Dr. Chen noted that inverting the mic will change the recorded signal due to changes in reflection and refraction of the incoming audio waves. But, as with the diaphragm tension, we can’t predict whether this would generally be perceived as a beneficial or detrimental change.
As if reading my mind, he also mentioned the issue of capacitor temperature:
The life of electrolytic capacitors, compared to the other components on the PCB, is most sensitive to high temperatures.
But how sensitive?
The lifespan of electrolytic capacitors
We’ve come this far. We might as well get our geek fully on. We already know that the lifespan of electrolytic capacitors is determined significantly by operating temperature. Arrhenius’ Law of Chemical Activity suggests that the lifespan of a capacitor doubles for every 10 degree Celsius decrease in temperature.

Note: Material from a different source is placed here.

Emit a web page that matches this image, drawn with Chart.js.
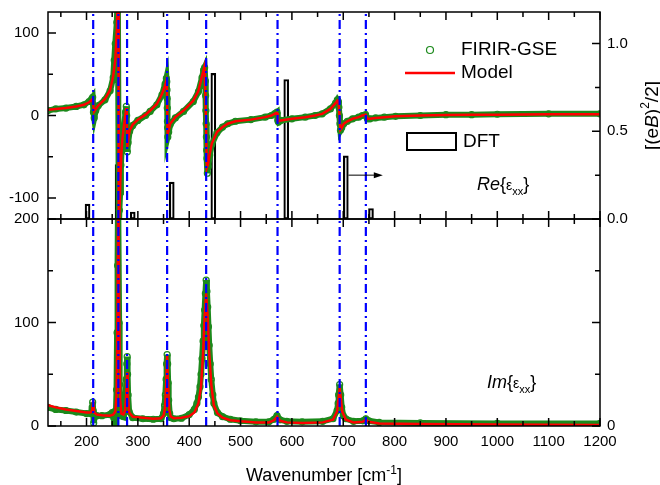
<!DOCTYPE html>
<html>
<head>
<meta charset="utf-8">
<script src="https://cdn.jsdelivr.net/npm/chart.js@4"></script>
<style>
body { margin: 0; background: #fff; }
#wrap { position: relative; width: 660px; height: 485px; }
#wrap canvas { position: absolute; left: 0; top: 0; }
</style>
</head>
<body>
<div id="wrap">
  <canvas id="reChart" width="660" height="485"></canvas>
  <canvas id="imChart" width="660" height="485"></canvas>
</div>
<script>
// phonon mode positions (blue dash-dot lines), cm-1
const modeCenters = [213, 262, 279, 357, 433, 572, 693, 744];

// DFT results, right axis of upper panel
const dftX = [202, 260.5, 290, 366, 447, 589, 705, 754];
const dftVal = [0.085, 0.31, 0.04, 0.21, 0.83, 0.795, 0.36, 0.06];

// Re{eps_xx} model
const reX = [125, 140, 160, 180, 195, 205, 210, 212, 213.5, 215, 218, 223, 236, 246, 252, 256, 259, 260.5, 262, 263, 264.5, 266, 268, 270, 273, 276, 277.5, 278.5, 279.5, 281, 284, 290, 300, 315, 324, 337, 347, 353, 355.5, 356.5, 358, 360, 363, 373, 389, 408, 418, 425, 428, 430, 432, 434.5, 437, 440, 444, 454, 465, 475, 490, 520, 548, 560, 566, 569, 571, 572.5, 574, 578, 600, 626, 645, 659, 675, 685, 688.5, 690.5, 692.5, 694.5, 697, 701, 708, 718, 730, 737, 743.5, 747, 752, 763, 780, 802, 850, 900, 950, 1000, 1100, 1200];
const reModel = [7, 8, 9, 11, 13, 16, 19, 20, 11, 5, 8, 12, 20, 31, 48, 67, 103, 135, 160, -150, -110, -75, -45, -28, -12, 2, 9, -5, -38, -30, -18, -11, -5, 1, 6, 14, 26, 36, 42, 38, -22, -18, -10, -2, 6, 18, 30, 48, 55, 60, 10, -63, -58, -46, -34, -20, -14, -10, -7, -5, -2, 0, 2, 3, 3, -6, -7, -6, -4, -2, 0, 2, 8, 15, 18, 17, 2, -17, -15, -10, -7, -4, -2, 0, 1, -4, -4, -3, -2, -1, 0, 0.5, 1, 1, 1.5, 1.5];

// Re{eps_xx} measured (FIRIR-GSE)
const reDataX = [125, 140, 160, 180, 195, 205, 210, 212, 213.5, 215, 218, 223, 236, 246, 252, 254, 256, 259, 261, 263, 264, 265.5, 267, 268.5, 270, 273, 276, 277.5, 278.2, 278.8, 279.5, 281, 284, 290, 300, 315, 324, 337, 347, 353, 355.5, 356.3, 356.7, 357, 357.3, 357.6, 357.9, 358.3, 360, 363, 373, 389, 408, 418, 425, 428, 430, 431.5, 432, 432.5, 433, 433.5, 434, 434.5, 435.3, 437, 440, 444, 454, 465, 475, 490, 520, 548, 560, 566, 569, 571, 572.5, 574, 578, 600, 626, 645, 659, 675, 685, 688.5, 690.5, 691.5, 692.5, 693.5, 694.5, 697, 701, 708, 718, 730, 737, 743.5, 747, 752, 763, 780, 802, 850, 900, 950, 1000, 1100, 1200];
const reData = [6, 8, 9, 11, 13, 17, 20, 22, 4, -3, 6, 12, 19, 30, 46, 67, 87, 113, 150, -140, -115, -93, -60, -40, -30, -14, 4, 11, 0, -20, -44, -33, -19, -12, -6, 0, 5, 13, 25, 38, 45, 41, 31, 21, 9, -7, -15, -26, -20, -11, -3, 5, 17, 29, 46, 55, 58, 42, 24, 6, -10, -26, -42, -52, -70, -62, -48, -35, -21, -14, -10, -7, -5, -2, 0, 2, 3, 4, -6, -8, -6, -4, -2, 0, 2, 8, 15, 19, 17, 10, 0, -10, -18, -15, -10, -7, -4, -2, 0, 1, -4, -4, -3, -2, -1, 0, 1, 1, 1.5, 2, 2];

// Im{eps_xx} model
const imX = [125, 140, 160, 180, 200, 208, 211, 213, 215, 220, 230, 245, 252, 256, 258.5, 260.5, 262, 263.5, 265.5, 268, 272, 275, 277.5, 279, 280.5, 283, 290, 310, 330, 345, 350, 353, 355, 357, 359, 361, 364, 370, 385, 400, 410, 418, 423, 427, 430, 433, 436, 439, 443, 448, 455, 465, 480, 500, 530, 555, 565, 571, 577, 590, 620, 660, 680, 688, 691, 693, 695, 698, 705, 720, 738, 744, 750, 770, 850, 1000, 1200];
const imModel = [20, 18, 16, 14.5, 13, 13, 15, 25, 13, 11, 10.5, 10, 11, 14, 30, 120, 260, 120, 25, 12, 11, 15, 32, 52, 30, 13, 9, 8, 7, 7.5, 10, 18, 38, 68, 38, 16, 9, 7.5, 8, 9.5, 13, 22, 38, 70, 105, 128, 105, 70, 40, 20, 12, 8, 5.5, 4.5, 3.5, 3.5, 5.5, 9, 5, 3.5, 3, 3.5, 6, 14, 28, 36, 28, 14, 6, 3.5, 4, 6, 4, 2.5, 2, 1.5, 1];

// Im{eps_xx} measured (FIRIR-GSE)
const imDataX = [125, 140, 160, 180, 200, 208, 211, 212, 213, 214, 216, 220, 230, 245, 250, 253, 255, 257, 258.5, 259.5, 260.5, 261.5, 262.5, 263.5, 264.5, 266, 268, 272, 275, 276.5, 277.5, 278.5, 279.2, 280, 281, 283, 290, 310, 330, 345, 350, 352, 353.5, 355, 356, 357, 358, 359, 360, 362, 364, 370, 385, 400, 410, 415, 418, 421, 423, 425, 427, 428.5, 430, 431.5, 433, 434.5, 436, 437.5, 439, 441, 443, 446, 448, 455, 465, 480, 500, 530, 555, 565, 571, 577, 590, 620, 660, 680, 688, 690, 691, 693, 695, 697, 700, 705, 720, 738, 744, 750, 770, 850, 1000, 1200];
const imData = [18, 16, 15, 13.5, 12, 12, 18, 23, 15, 3, 9, 10, 10, 11, 13, 8, 2, 8, 35, 90, 155, 230, 230, 100, 40, 15, 10, 9, 17, 30, 45, 60, 67, 50, 30, 14, 8, 7, 6.5, 7, 12, 20, 30, 45, 60, 69, 60, 42, 25, 12, 8, 7, 7.5, 11, 16, 22, 28, 38, 50, 65, 82, 97, 112, 128, 141, 130, 115, 96, 78, 60, 45, 30, 22, 13, 9, 6.5, 5, 4, 4, 6.5, 10, 6, 4.5, 4, 4.5, 7, 15, 22, 30, 40, 30, 18, 10, 7, 4.5, 5, 7, 5, 3.5, 3, 2.5, 2.5];

// axis ranges and tick values
const xMin = 125, xMax = 1200;
const xTicks = [150, 200, 250, 300, 350, 400, 450, 500, 550, 600, 650, 700, 750, 800, 850, 900, 950, 1000, 1050, 1100, 1150, 1200];
const reMin = -125.5, reMax = 125.5;
const reTicks = [-100, -50, 0, 50, 100];
const imMin = 0, imMax = 200;
const imTicks = [0, 50, 100, 150, 200];
const dftMin = 0, dftMax = 1.18;
const dftTicks = [0, 0.25, 0.5, 0.75, 1.0];

const FONT = '"Liberation Sans", Arial, sans-serif';
const GREEN = '#1c8a1c';
const RED = '#ff0000';
const BLUE = '#0000ff';

Chart.defaults.font.family = FONT;
Chart.defaults.font.size = 15;
Chart.defaults.color = '#000';

function pts(xs, ys) {
    return xs.map((x, i) => ({ x: x, y: ys[i] }));
}

function modeLine(c, lo, hi) {
    return {
        type: 'line', yAxisID: 'y', data: [{ x: c, y: lo }, { x: c, y: hi }],
        borderColor: BLUE, borderWidth: 2.2, borderDash: [9, 4, 2, 4],
        pointRadius: 0, order: 0
    };
}

function isMajor(v, step) {
    return Math.abs(v / step - Math.round(v / step)) < 1e-6;
}

function fixFit(s, size) {
    if (s.isHorizontal()) s.height = size; else s.width = size;
    s.paddingTop = 0; s.paddingBottom = 0; s.paddingLeft = 0; s.paddingRight = 0;
}

function axis(pos, min, max, tickVals, labelFn, size, pad, show) {
    return {
        type: 'linear', position: pos, min: min, max: max, offset: false, display: show,
        grid: { display: false, drawTicks: false },
        border: { display: false },
        ticks: { autoSkip: false, maxRotation: 0, padding: pad, callback: labelFn },
        afterBuildTicks: s => { s.ticks = tickVals.map(v => ({ value: v })); },
        afterFit: s => fixFit(s, size)
    };
}

const xLabel = v => isMajor(v, 100) ? String(v) : '';

// frame box + inward tick marks
const frameTicks = {
    id: 'frameTicks',
    afterDatasetsDraw(chart, args, opts) {
        const { ctx, chartArea: a, scales } = chart;
        ctx.save();
        ctx.strokeStyle = '#000';
        ctx.lineWidth = 1.5;
        ctx.strokeRect(a.left, a.top, a.right - a.left, a.bottom - a.top);
        ctx.beginPath();
        xTicks.forEach(v => {
            const px = scales.x.getPixelForValue(v);
            const len = isMajor(v, opts.major.x) ? 8 : 5;
            ctx.moveTo(px, a.top); ctx.lineTo(px, a.top + len);
            ctx.moveTo(px, a.bottom); ctx.lineTo(px, a.bottom - len);
        });
        scales.y.ticks.forEach(t => {
            const py = scales.y.getPixelForValue(t.value);
            const len = isMajor(t.value, opts.major.y) ? 8 : 5;
            ctx.moveTo(a.left, py); ctx.lineTo(a.left + len, py);
        });
        scales.yR.ticks.forEach(t => {
            const py = scales.yR.getPixelForValue(t.value);
            const len = isMajor(t.value, opts.major.yR) ? 8 : 5;
            ctx.moveTo(a.right, py); ctx.lineTo(a.right - len, py);
        });
        ctx.stroke();
        ctx.restore();
    }
};

function drawRich(ctx, parts, x, y, align) {
    let w = 0;
    parts.forEach(p => { ctx.font = p[1]; w += ctx.measureText(p[0]).width; });
    let cx = align === 'center' ? x - w / 2 : x;
    parts.forEach(p => {
        ctx.font = p[1];
        ctx.fillText(p[0], cx, y + (p[2] || 0));
        cx += ctx.measureText(p[0]).width;
    });
}

const f = (s, style) => (style ? style + ' ' : '') + s + 'px ' + FONT;

// legend, labels, arrow, right title for the Re panel
const reNotes = {
    id: 'reNotes',
    afterDraw(chart) {
        const { ctx, scales } = chart;
        ctx.save();
        ctx.fillStyle = '#000';
        ctx.textBaseline = 'middle';
        // legend
        ctx.strokeStyle = GREEN; ctx.lineWidth = 1.2;
        ctx.beginPath(); ctx.arc(430, 50, 3.5, 0, Math.PI * 2); ctx.stroke();
        ctx.font = f(19); ctx.fillText('FIRIR-GSE', 461, 50);
        ctx.strokeStyle = RED; ctx.lineWidth = 2.5;
        ctx.beginPath(); ctx.moveTo(405, 73); ctx.lineTo(455, 73); ctx.stroke();
        ctx.fillText('Model', 461, 73);
        ctx.strokeStyle = '#000'; ctx.lineWidth = 2;
        ctx.strokeRect(407, 133, 49, 17);
        ctx.fillText('DFT', 463, 142);
        // arrow towards the right axis
        const ay = scales.yR.getPixelForValue(0.25);
        const ax0 = scales.x.getPixelForValue(710), ax1 = scales.x.getPixelForValue(777);
        ctx.lineWidth = 1;
        ctx.beginPath(); ctx.moveTo(ax0, ay); ctx.lineTo(ax1 - 6, ay); ctx.stroke();
        ctx.beginPath(); ctx.moveTo(ax1, ay); ctx.lineTo(ax1 - 9, ay - 3); ctx.lineTo(ax1 - 9, ay + 3); ctx.closePath(); ctx.fill();
        // panel label
        ctx.textBaseline = 'alphabetic';
        drawRich(ctx, [['Re', f(18, 'italic')], ['{', f(18)], ['\u03b5', f(14)], ['xx', f(11), 5], ['}', f(18)]], 477, 189.5);
        // right axis title
        ctx.translate(653, (chart.chartArea.top + chart.chartArea.bottom) / 2);
        ctx.rotate(-Math.PI / 2);
        ctx.textBaseline = 'middle';
        drawRich(ctx, [['[(e', f(19)], ['B', f(19, 'italic')], [')', f(19)], ['2', f(12), -7], ['/2]', f(19)]], 0, 0, 'center');
        ctx.restore();
    }
};

// panel label and x title for the Im panel
const imNotes = {
    id: 'imNotes',
    afterDraw(chart) {
        const { ctx, chartArea: a } = chart;
        ctx.save();
        ctx.fillStyle = '#000';
        ctx.textBaseline = 'alphabetic';
        drawRich(ctx, [['Im', f(18, 'italic')], ['{', f(18)], ['\u03b5', f(14)], ['xx', f(11), 5], ['}', f(18)]], 487, 388);
        drawRich(ctx, [['Wavenumber [cm', f(18)], ['-1', f(12), -7], [']', f(18)]], (a.left + a.right) / 2, 481, 'center');
        ctx.restore();
    }
};

function curveSets(mx, my, dx, dy) {
    return [
        { type: 'line', yAxisID: 'y', data: pts(mx, my), borderColor: RED, borderWidth: 2.5,
          pointRadius: 0, order: 1 },
        { type: 'line', yAxisID: 'y', data: pts(dx, dy), borderColor: GREEN, borderWidth: 6,
          pointRadius: 3, pointBorderWidth: 1.2, pointBorderColor: GREEN,
          pointBackgroundColor: 'rgba(255,255,255,0)', order: 2 }
    ];
}

new Chart(document.getElementById('reChart'), {
    type: 'line',
    data: {
        datasets: [
            ...modeCenters.map(c => modeLine(c, reMin, reMax)),
            ...curveSets(reX, reModel, reDataX, reData),
            { type: 'bar', yAxisID: 'yR', data: pts(dftX, dftVal), grouped: false,
              backgroundColor: 'rgba(0,0,0,0)', borderColor: '#000', borderWidth: 1.5,
              borderSkipped: false, barThickness: 5, order: 3 }
        ]
    },
    options: {
        responsive: false,
        animation: false,
        events: [],
        layout: { padding: { top: 12, bottom: 266, left: 0, right: 0 } },
        plugins: {
            legend: { display: false },
            tooltip: { enabled: false },
            frameTicks: { major: { x: 100, y: 100, yR: 0.5 } }
        },
        scales: {
            x: axis('bottom', xMin, xMax, xTicks, xLabel, 0, 7, false),
            y: axis('left', reMin, reMax, reTicks, v => isMajor(v, 100) ? String(v) : '', 48, 9, true),
            yR: axis('right', dftMin, dftMax, dftTicks, v => isMajor(v, 0.5) ? v.toFixed(1) : '', 60, 7, true)
        }
    },
    plugins: [frameTicks, reNotes]
});

new Chart(document.getElementById('imChart'), {
    type: 'line',
    data: {
        datasets: [
            ...modeCenters.map(c => modeLine(c, imMin, imMax)),
            ...curveSets(imX, imModel, imDataX, imData)
        ]
    },
    options: {
        responsive: false,
        animation: false,
        events: [],
        layout: { padding: { top: 219, bottom: 0, left: 0, right: 0 } },
        plugins: {
            legend: { display: false },
            tooltip: { enabled: false },
            frameTicks: { major: { x: 100, y: 100, yR: 100 } }
        },
        scales: {
            x: axis('bottom', xMin, xMax, xTicks, xLabel, 59, 7, true),
            y: axis('left', imMin, imMax, imTicks, v => isMajor(v, 100) ? String(v) : '', 48, 9, true),
            yR: axis('right', imMin, imMax, imTicks, v => v === 0 ? '0' : '', 60, 7, true)
        }
    },
    plugins: [frameTicks, imNotes]
});
</script>
</body>
</html>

For the Apex 460 specifically: the PCB measures 8°F cooler when the mic is inverted. According to the capacitor lifespan calculator linked above, there is a nontrivial extension of usable life due to this 8°F drop when the mic is inverted — something like 20,000 hours more, given a 4°C drop in operating temperature.
That said, even at a higher temperature, the capacitor for which I ran the equation will live 60,000 hours. That gives you more than 20 years of daily 8-hour sessions before you have to find a replacement capacitor.
Should you worry about the orientation of your tube mic?
As in so many cases, the answer is: it depends. But in general, probably not.
If your mic uses a subminiature tube, as found in the Mojave mics, orientation probably makes no difference to lifespan, because the tube isn’t putting out enough heat to matter.
If your mic uses a hotter tube, and the tube is not isolated from the PCB or capsule, then orientation might help the mic last longer. But you won’t live long enough to notice.
Unless you keep your mics powered up 24×7, I think the mic’s orientation makes no practical difference to lifespan.
Regarding the capsule, I think it is even less likely to be affected by tube heat. The test results show a ~5°F delta depending on the mic’s orientation. I can’t prove it, but I suspect one “spitty” singer does more damage to your mic’s capsule than a 5°F temperature change.
In summary: although your mic’s components might theoretically live longer if you orient them so the tube heat goes in the other direction, those same components will probably already outlive your recording career. Therefore, you should mount the microphone so that the artist is unimpeded in delivering an inspired, energetic performance. This outweighs technical considerations.